Problem statement: Skip the pictures, please, and write out exactly the lines from the opening of the data through the line containing "const betaAxisMax = 10;".

::::::

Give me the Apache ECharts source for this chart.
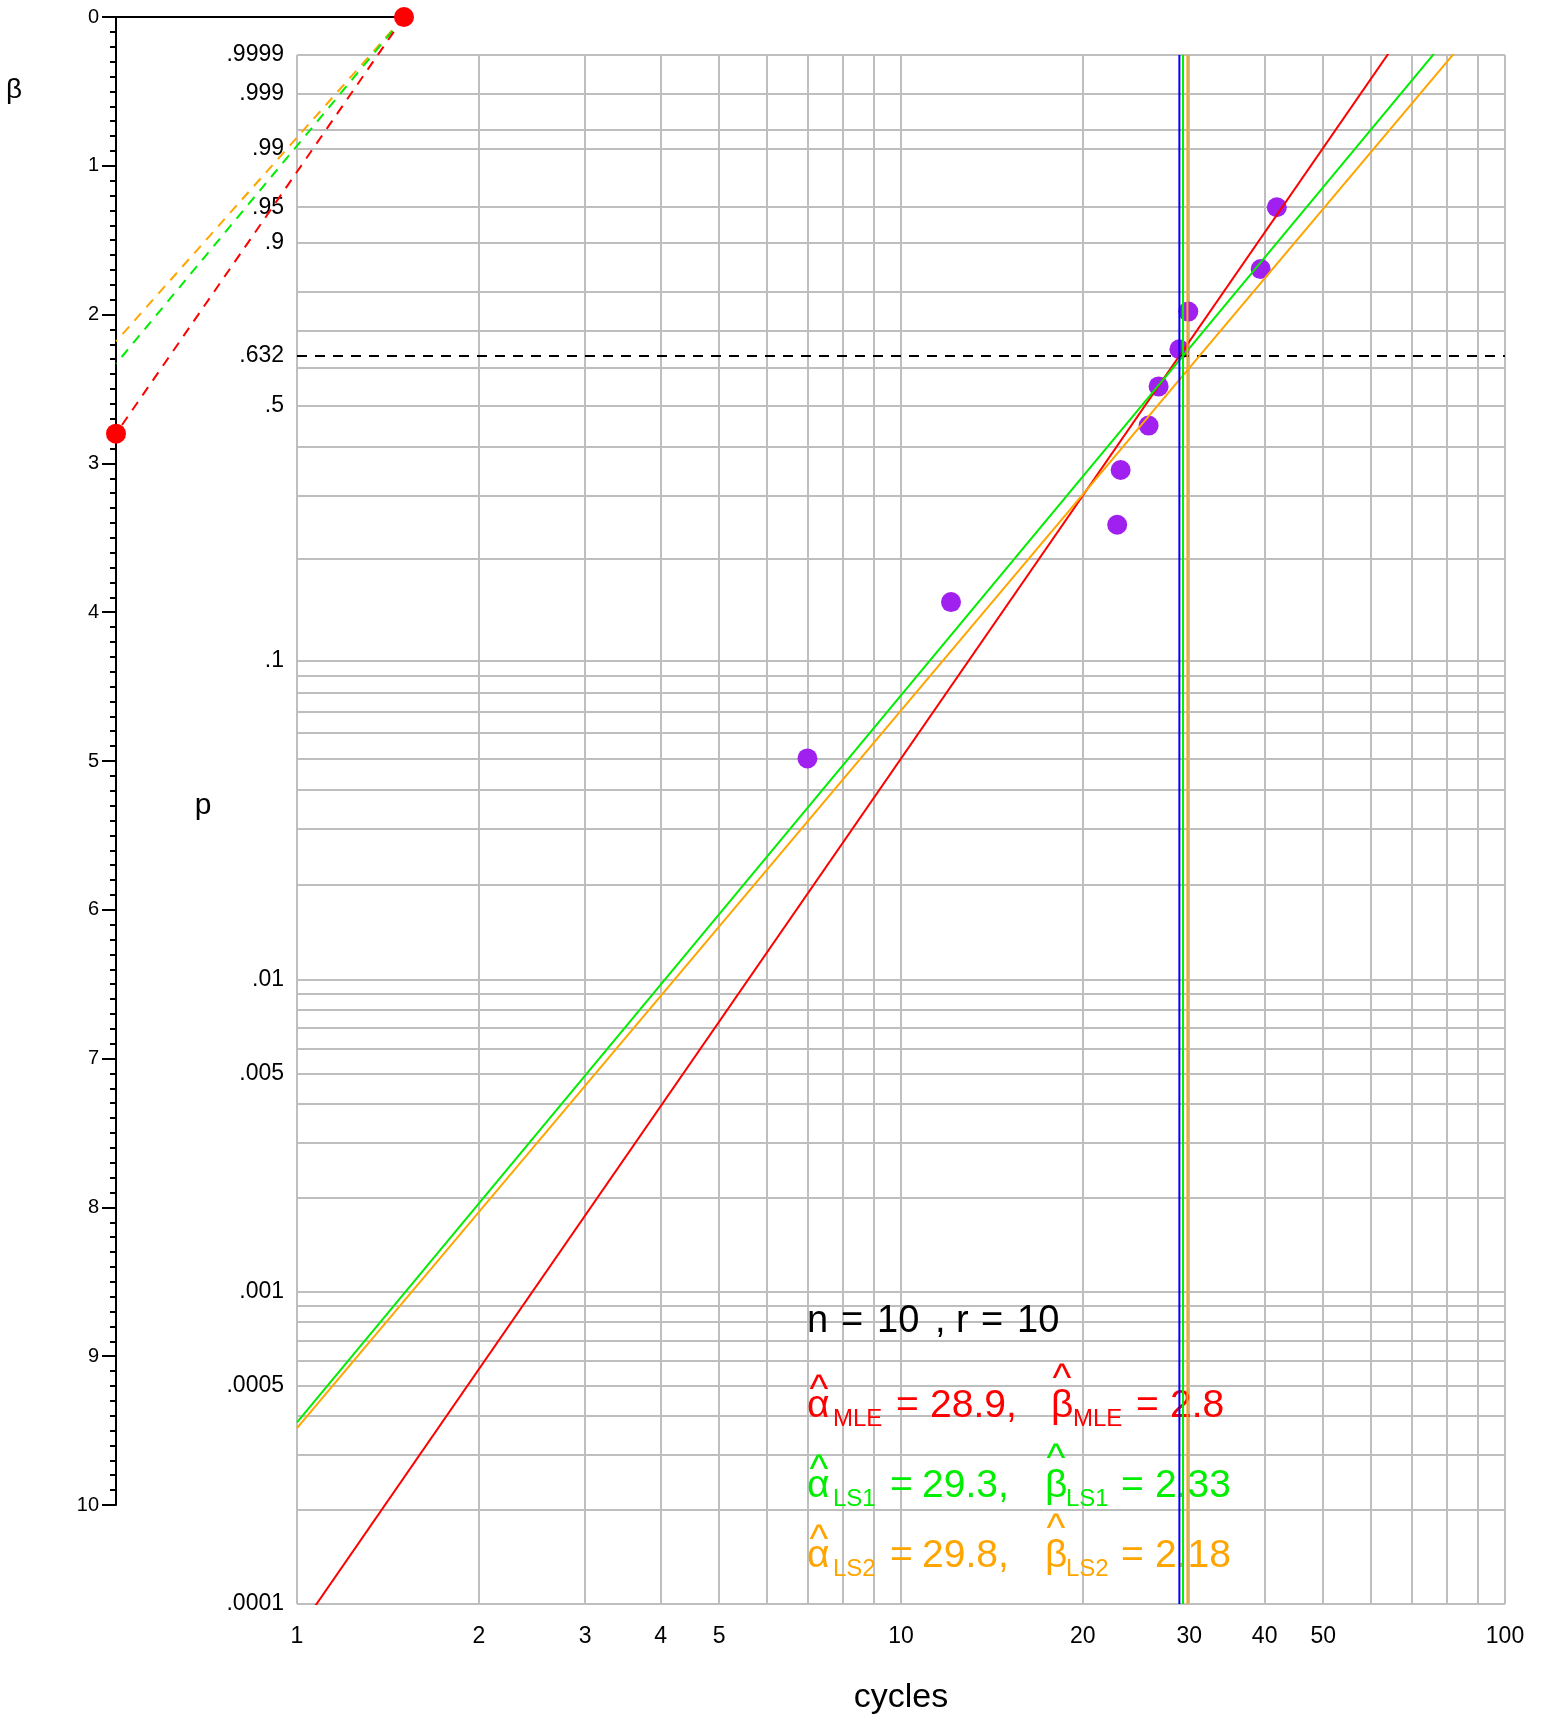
<!DOCTYPE html>
<html><head><meta charset="utf-8">
<script src="https://cdn.jsdelivr.net/npm/echarts@6/dist/echarts.min.js"></script>
<style>html,body{margin:0;padding:0;background:#fff}#c{width:1541px;height:1719px}</style>
</head><body><div id="c"></div>
<script>
// ---- data ----
const cycles = [7, 12.1, 22.8, 23.1, 25.7, 26.7, 28.9, 29.9, 39.4, 41.9];
const probs = [0.05, 0.15, 0.25, 0.35, 0.45, 0.55, 0.65, 0.75, 0.85, 0.95];
const fitNames = ['MLE', 'LS1', 'LS2'];
const alphaHat = [28.9, 29.3, 29.8];          // printed estimates, vertical lines
const betaHat = [2.8, 2.33, 2.18];            // printed estimates, nomograph
const lineAlpha = [28.9, 29.3, 31.2];         // drawn fitted lines
const lineBeta = [2.8, 2.33, 2.30];
const nObs = 10, rObs = 10;
const fitColors = ['#FF0000', '#00EE00', '#FFA500'];
const alphaLineColors = ['#0000FF', '#00EE00', '#FFA500'];
const xTickLabels = [1, 2, 3, 4, 5, 10, 20, 30, 40, 50, 100];
const xGridValues = [1, 2, 3, 4, 5, 6, 7, 8, 9, 10, 20, 30, 40, 50, 60, 70, 80, 90, 100];
const pTickLabels = ['.0001', '.0005', '.001', '.005', '.01', '.1', '.5', '.632', '.9', '.95', '.99', '.999', '.9999'];
const pGridValues = [0.0001, 0.0002, 0.0003, 0.0004, 0.0005, 0.0006, 0.0007, 0.0008, 0.0009,
  0.001, 0.002, 0.003, 0.004, 0.005, 0.006, 0.007, 0.008, 0.009,
  0.01, 0.02, 0.03, 0.04, 0.05, 0.06, 0.07, 0.08, 0.09,
  0.1, 0.2, 0.3, 0.4, 0.5, 0.6, 0.7, 0.8, 0.9, 0.95, 0.99, 0.995, 0.999, 0.9999];
const pCharacteristic = 0.632;
const betaAxisMax = 10;

// Weibull probability transform
const Yt = p => Math.log(-Math.log(1 - p));
const yMin = Yt(0.0001), yMax = Yt(0.9999);
const xMin = xTickLabels[0], xMax = xTickLabels[xTickLabels.length - 1];

const FONT = '"Liberation Sans", Arial, sans-serif';

const series = [];
series.push({
  type: 'scatter', xAxisIndex: 0, yAxisIndex: 0, z: 2,
  data: cycles.map((c, i) => [c, Yt(probs[i])]),
  symbolSize: 20, itemStyle: { color: '#A020F0', opacity: 1 }
});
series.push({
  type: 'line', xAxisIndex: 0, yAxisIndex: 0, z: 3, symbol: 'none',
  data: [[xMin, Yt(pCharacteristic)], [xMax, Yt(pCharacteristic)]],
  lineStyle: { color: '#000', width: 2, type: [10, 8] }
});
fitNames.forEach((nm, i) => {
  series.push({
    type: 'line', xAxisIndex: 0, yAxisIndex: 0, z: 4, symbol: 'none', clip: true,
    data: [[xMin, lineBeta[i] * Math.log(xMin / lineAlpha[i])], [xMax, lineBeta[i] * Math.log(xMax / lineAlpha[i])]],
    lineStyle: { color: fitColors[i], width: 2 }
  });
});
fitNames.forEach((nm, i) => {
  series.push({
    type: 'line', xAxisIndex: 0, yAxisIndex: 0, z: 5, symbol: 'none',
    data: [[alphaHat[i], yMin], [alphaHat[i], yMax]],
    lineStyle: { color: alphaLineColors[i], width: 2 }
  });
});
// nomograph for beta
fitNames.slice().reverse().forEach((nm, k) => {
  const i = fitNames.length - 1 - k;
  series.push({
    type: 'line', xAxisIndex: 1, yAxisIndex: 1, z: 4, symbol: 'none', clip: false,
    data: [[1, 0], [0, betaHat[i]]],
    lineStyle: { color: fitColors[i], width: 2, type: [10, 8] }
  });
});
series.push({
  type: 'scatter', xAxisIndex: 1, yAxisIndex: 1, z: 6, clip: false,
  data: [[1, 0], [0, betaHat[0]]],
  symbolSize: 20, itemStyle: { color: '#FF0000', opacity: 1 }
});

// ---- text annotations ----
const graphics = [];
function txt(t, x, baseline, size, color, align) {
  graphics.push({
    type: 'text', x: x, y: baseline - 0.31 * size, z: 1,
    style: { text: t, font: size + 'px ' + FONT, fill: color,
      textAlign: align || 'left', align: align || 'left',
      textVerticalAlign: 'middle', verticalAlign: 'middle' }
  });
}
function hat(cx, cy, color) {
  graphics.push({
    type: 'text', x: cx, y: cy, z: 1,
    style: { text: '^', font: '40px ' + FONT, fill: color,
      textAlign: 'center', align: 'center', textVerticalAlign: 'middle', verticalAlign: 'middle' }
  });
}
// n, r line
const nb = 1333, ns = 38;
txt('n', 807, nb, ns, '#000');
txt('=', 841, nb, ns, '#000');
txt(String(nObs), 877, nb, ns, '#000');
txt(',', 935, nb, ns, '#000');
txt('r', 956, nb, ns, '#000');
txt('=', 981, nb, ns, '#000');
txt(String(rObs), 1017, nb, ns, '#000');

const rowBase = [1418, 1498, 1568];
const rowX = [
  { a: 807, as: 833, eq1: 896, av: 930, b: 1051, bs: 1073, eq2: 1136, bv: 1170 },
  { a: 807, as: 833, eq1: 890, av: 922, b: 1045, bs: 1066, eq2: 1121, bv: 1155 },
  { a: 807, as: 833, eq1: 890, av: 922, b: 1045, bs: 1066, eq2: 1121, bv: 1155 }
];
fitNames.forEach((nm, i) => {
  const b = rowBase[i], X = rowX[i], col = fitColors[i];
  const ms = 39, ss = 24;
  txt('α', X.a, b, ms, col);
  txt(nm, X.as, b + 9, ss, col);
  txt('=', X.eq1, b, ms, col);
  txt(alphaHat[i] + ',', X.av, b, ms, col);
  txt('β', X.b, b, ms, col);
  txt(nm, X.bs, b + 9, ss, col);
  txt('=', X.eq2, b, ms, col);
  txt(String(betaHat[i]), X.bv, b, ms, col);
  hat(X.a + 12, b - 27, col);
  hat(X.b + 11, b - 38, col);
});
// axis titles
graphics.push({ type: 'text', x: 14, y: 90, z: 1, style: { text: 'β', font: '28px ' + FONT, fill: '#000', textAlign: 'center', align: 'center', textVerticalAlign: 'middle', verticalAlign: 'middle' } });
graphics.push({ type: 'text', x: 203, y: 806, z: 1, style: { text: 'p', font: '30px ' + FONT, fill: '#000', textAlign: 'center', align: 'center', textVerticalAlign: 'middle', verticalAlign: 'middle' } });
graphics.push({ type: 'text', x: 901, y: 1698, z: 1, style: { text: 'cycles', font: '34px ' + FONT, fill: '#000', textAlign: 'center', align: 'center', textVerticalAlign: 'middle', verticalAlign: 'middle' } });

const gridLine = { show: true, lineStyle: { color: '#BEBEBE', width: 2 } };

const option = {
  animation: false,
  backgroundColor: '#fff',
  textStyle: { fontFamily: FONT },
  grid: [
    { left: 297, top: 55, width: 1208, height: 1549, outerBoundsMode: 'none', containLabel: false },
    { left: 116, top: 17, width: 288, height: 1488, outerBoundsMode: 'none', containLabel: false }
  ],
  xAxis: [
    {
      type: 'log', logBase: 10, gridIndex: 0, min: xMin, max: xMax,
      axisLine: { show: false },
      axisTick: { show: false, customValues: xGridValues },
      axisLabel: { customValues: xTickLabels, fontSize: 23, color: '#000', margin: 21, fontFamily: FONT,
        formatter: v => String(Math.round(v)) },
      splitLine: gridLine, minorSplitLine: { show: false }
    },
    {
      type: 'value', gridIndex: 1, min: 0, max: 1, position: 'top',
      axisLine: { show: true, onZero: false, lineStyle: { color: '#000', width: 2 } },
      axisTick: { show: false }, axisLabel: { show: false }, splitLine: { show: false }
    }
  ],
  yAxis: [
    {
      type: 'value', gridIndex: 0, min: yMin, max: yMax,
      axisLine: { show: false },
      axisTick: { show: false, customValues: pGridValues.map(Yt) },
      axisLabel: { customValues: pTickLabels.map(s => Yt(parseFloat(s))), fontSize: 23, color: '#000', margin: 13, fontFamily: FONT,
        formatter: v => { const f = pTickLabels.find(s => Math.abs(Yt(parseFloat(s)) - v) < 1e-6); return f || ''; } },
      splitLine: gridLine
    },
    {
      type: 'value', gridIndex: 1, min: 0, max: betaAxisMax, interval: 1, inverse: true, position: 'left',
      axisLine: { show: true, onZero: false, lineStyle: { color: '#000', width: 2 } },
      axisTick: { show: true, length: 14, lineStyle: { color: '#000', width: 2 } },
      minorTick: { show: true, splitNumber: 10, length: 6, lineStyle: { color: '#000', width: 2 } },
      axisLabel: { show: true, fontSize: 20, color: '#000', margin: 17, fontFamily: FONT },
      splitLine: { show: false }
    }
  ],
  graphic: { elements: graphics },
  series: series
};
const chart = echarts.init(document.getElementById('c'), null, { renderer: 'canvas' });
chart.setOption(option);
</script>
</body></html>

::::::

Answer for this exercise:
Give me the Apache ECharts source for this chart.
<!DOCTYPE html>
<html><head><meta charset="utf-8">
<script src="https://cdn.jsdelivr.net/npm/echarts@6/dist/echarts.min.js"></script>
<style>html,body{margin:0;padding:0;background:#fff}#c{width:1541px;height:1719px}</style>
</head><body><div id="c"></div>
<script>
// ---- data ----
const cycles = [7, 12.1, 22.8, 23.1, 25.7, 26.7, 28.9, 29.9, 39.4, 41.9];
const probs = [0.05, 0.15, 0.25, 0.35, 0.45, 0.55, 0.65, 0.75, 0.85, 0.95];
const fitNames = ['MLE', 'LS1', 'LS2'];
const alphaHat = [28.9, 29.3, 29.8];          // printed estimates, vertical lines
const betaHat = [2.8, 2.33, 2.18];            // printed estimates, nomograph
const lineAlpha = [28.9, 29.3, 31.2];         // drawn fitted lines
const lineBeta = [2.8, 2.33, 2.30];
const nObs = 10, rObs = 10;
const fitColors = ['#FF0000', '#00EE00', '#FFA500'];
const alphaLineColors = ['#0000FF', '#00EE00', '#FFA500'];
const xTickLabels = [1, 2, 3, 4, 5, 10, 20, 30, 40, 50, 100];
const xGridValues = [1, 2, 3, 4, 5, 6, 7, 8, 9, 10, 20, 30, 40, 50, 60, 70, 80, 90, 100];
const pTickLabels = ['.0001', '.0005', '.001', '.005', '.01', '.1', '.5', '.632', '.9', '.95', '.99', '.999', '.9999'];
const pGridValues = [0.0001, 0.0002, 0.0003, 0.0004, 0.0005, 0.0006, 0.0007, 0.0008, 0.0009,
  0.001, 0.002, 0.003, 0.004, 0.005, 0.006, 0.007, 0.008, 0.009,
  0.01, 0.02, 0.03, 0.04, 0.05, 0.06, 0.07, 0.08, 0.09,
  0.1, 0.2, 0.3, 0.4, 0.5, 0.6, 0.7, 0.8, 0.9, 0.95, 0.99, 0.995, 0.999, 0.9999];
const pCharacteristic = 0.632;
const betaAxisMax = 10;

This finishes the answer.